Looking to slim down? Then beige is your color, at least as far as fat is concerned.
Scientists at Dana-Farber Cancer Institute have isolated a new type of energy-burning cell known as "beige fat," which they say may have therapeutic potential for aiding weight loss and treating obesity in adults.
According to a new report published in the journal Cell, beige fat is scattered in pea-size deposits beneath the skin near the collarbone and along the spine. But rather than storing excess calories in the form of jiggly thighs and a jelly belly as blubbery-and-prolific white fat does, this type of fat is a calorie burner.
"During exercise, muscles release the hormone irisin, which then converts ordinary white fat cells into beige ones – and those beige cells burn up extra calories," explains Bruce Spiegelman, the senior author of the paper.

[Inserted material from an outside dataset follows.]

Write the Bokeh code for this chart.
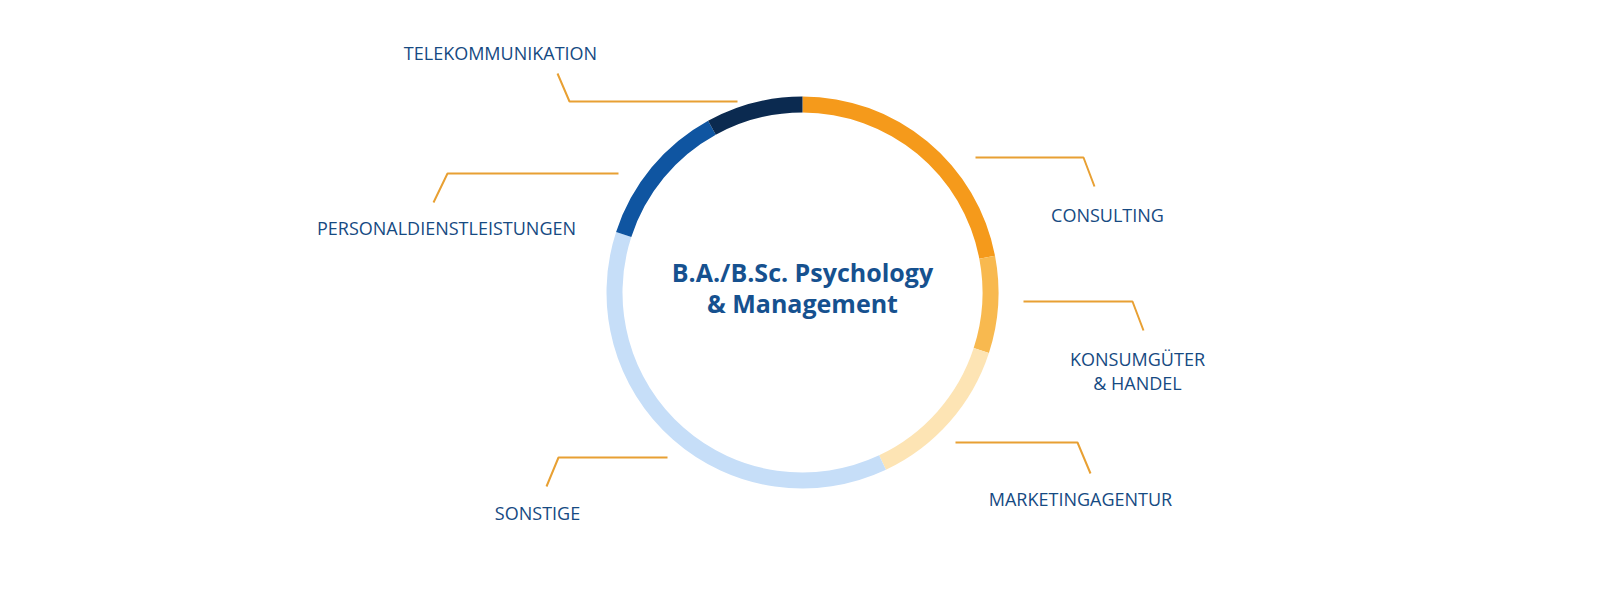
import math
from bokeh.plotting import figure
from bokeh.models import Range1d, ColumnDataSource
from bokeh.core.properties import value
from bokeh.embed import file_html
from bokeh.resources import INLINE

# ---- data (shares, clockwise from 12 o'clock) ----
categories = ["CONSULTING", "KONSUMGÜTER\n& HANDEL", "MARKETINGAGENTUR",
              "SONSTIGE", "PERSONALDIENSTLEISTUNGEN", "TELEKOMMUNIKATION"]
shares = [22, 8, 13, 37, 12, 8]
colors = ["#f59a1b", "#f8b94f", "#fde4b4", "#c6def8", "#0f55a1", "#0b2a50"]
center_title = "B.A./B.Sc. Psychology\n& Management"

# ---- layout (page pixel coordinates) ----
W, H = 1584, 584
cx, cy = 802, 292
r_in, r_out = 180, 196
label_pos = [(1107, 214), (1137, 370), (1080, 498), (537, 512), (446, 227), (500, 52)]
leaders = [
    [(975, 157), (1083, 157), (1094, 186)],
    [(1023, 301), (1132, 301), (1143, 330)],
    [(955, 442), (1077, 442), (1090, 473)],
    [(667, 457), (558, 457), (546, 486)],
    [(618, 173), (447, 173), (433, 202)],
    [(737, 101), (569, 101), (557, 73)],
]

def fy(y):
    return H - y

p = figure(width=W, height=H, x_range=Range1d(0, W), y_range=Range1d(0, H),
           x_axis_type=None, y_axis_type=None, toolbar_location=None,
           output_backend="svg", min_border=0, outline_line_color=None,
           background_fill_color="white", border_fill_color="white")

total = float(sum(shares))
starts, ends = [], []
acc = 0.0
for s in shares:
    a0 = acc / total * 2 * math.pi
    acc += s
    a1 = acc / total * 2 * math.pi
    starts.append(math.pi / 2 - a0)
    ends.append(math.pi / 2 - a1)

src = ColumnDataSource(dict(x=[cx] * len(shares), y=[fy(cy)] * len(shares),
                            start=starts, end=ends, color=colors, cat=categories))
p.annular_wedge(x="x", y="y", inner_radius=r_in, outer_radius=r_out,
                start_angle="start", end_angle="end", direction="clock",
                fill_color="color", line_color=None, source=src)

p.multi_line(xs=[[pt[0] for pt in l] for l in leaders],
             ys=[[fy(pt[1]) for pt in l] for l in leaders],
             line_color="#e8a033", line_width=2)

p.text(x=[lp[0] for lp in label_pos], y=[fy(lp[1]) for lp in label_pos], text=categories,
       text_align="center", text_baseline="middle", text_font=value("Open Sans"),
       text_font_size="18px", text_color="#164a82", text_line_height=1.0)

p.text(x=[cx], y=[fy(287)], text=[center_title], text_align="center",
       text_baseline="middle", text_font=value("Open Sans"), text_font_style="bold",
       text_font_size="25px", text_color="#16518f", text_line_height=0.92)

open("out.html", "w").write(file_html(p, INLINE))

It's long been known that the calories burned during exercise exceed the number used during the actual activity. Beige fat could be responsible for torching these extra calories. However, because the muscles also release irisin when the body is cold, Spiegelman speculates that the beige fat mechanism might have evolved as a response to shivering, which, like exercise, is a neuromuscular activity.
Spiegelman doesn't necessarily believe the conversion of cells to beige is permanent. "It's an adaptive process," he says. "They probably increase or decrease depending on physiological conditions such as age, sex and obesity."
This could be why more brown fat and perhaps more beige fat is present in people who are fit and physically active versus those who are slothful couch potatoes. An attractive hypothesis to be sure, but Spiegelman cautions there's not yet enough evidence to prove it.
Beige fat appears to be genetically distinct from "brown fat" another type of fat found in small amounts in the necks and collarbones of adults and in larger amounts in rodents and human infants. It's distinct from the white fat that plagues anyone who struggles to lose weight. Both brown and beige fat have an abundance of mitochondria, the tiny power plants of the cell that convert food into energy and generate heat. Both types contain iron, which gives them their distinctive brown and beige hues.
But the two fats differ in a number of ways. One key difference is that brown fat cells express high levels of UCP1, a protein required by mitochondria that burns calories and generates heat, whereas beige cells normally express low levels of it. Beige cells can, however, turn on high levels of UCP1 in response to cold or the release of irisin, enabling beige fat to burn calories nearly as effectively as brown fat. Also, brown fat cells appear to arise from stem cells precursors that also produce muscle cells, while beige fat forms within deposits of white fat cells from beige cell precursors.
The discovery of irisin, and its ability to transform white fat to brown fat was originally announced in another paper by Spiegelman that his team published earlier this year. This latest Cell report confirms that irisin specifically stimulates white fat to produce beige fat.
Dr. Dazid Katz, director of the Yale University Prevention Research Center, said the existence of a middle ground between white and brown fat makes sense.
We already knew that exercise could induce a transformation of white fat to brown," he said. "This simply characterizes the intermediate state. The functional significance of this 'beige fat' appears to be what we already knew: exercise, and cold, can raise energy expenditure in part through the activation of brown fat."
The hope, of course, is that the beige fat cells might one day lead to new treatments for obesity and diabetes. Dana-Farber has licensed both discoveries to Ember Therapeutics, a biotech company founded by Spiegelman. Keith Ayoob, associate clinical professor of pediatrics at the Albert Einstein College of Medicine, said that this research will be crucial in determining whether anything useful can come from this discovery.
"We need to know more about how much is there, why some people may have a greater or lesser proportion of it, and to see if it can be of use in helping people lose weight," Ayoob said. "There may be a way -- probably via a drug -- to stimulate either the production of beige or brown fat over white fat, or to increase fat breakdown.
Would such a drug be a good idea? Katz said he remains skeptical, saying that he believes the finding means "that the quest for a magical means of tickling both brown and beige fat into burning more calories ... without the ... inconvenience of actually exercising or eating better will continue in earnest.
"To date, our efforts to tickle the metabolic engine in this selective manner have reaped a whirlwind of unintended consequences, and frankly, I see that peril around this corner as well."
As for using cold and shivering as an alternative to exercise – some diet gurus are already recommending this – Spiegelman says forget about it.
"Anyone can write a book to say it works, but this demands serious research and clinical trials," he said. "We've never done the experiments before, and it would be a pretty uncomfortable therapy, so realistically I don't think it's a good road to travel down."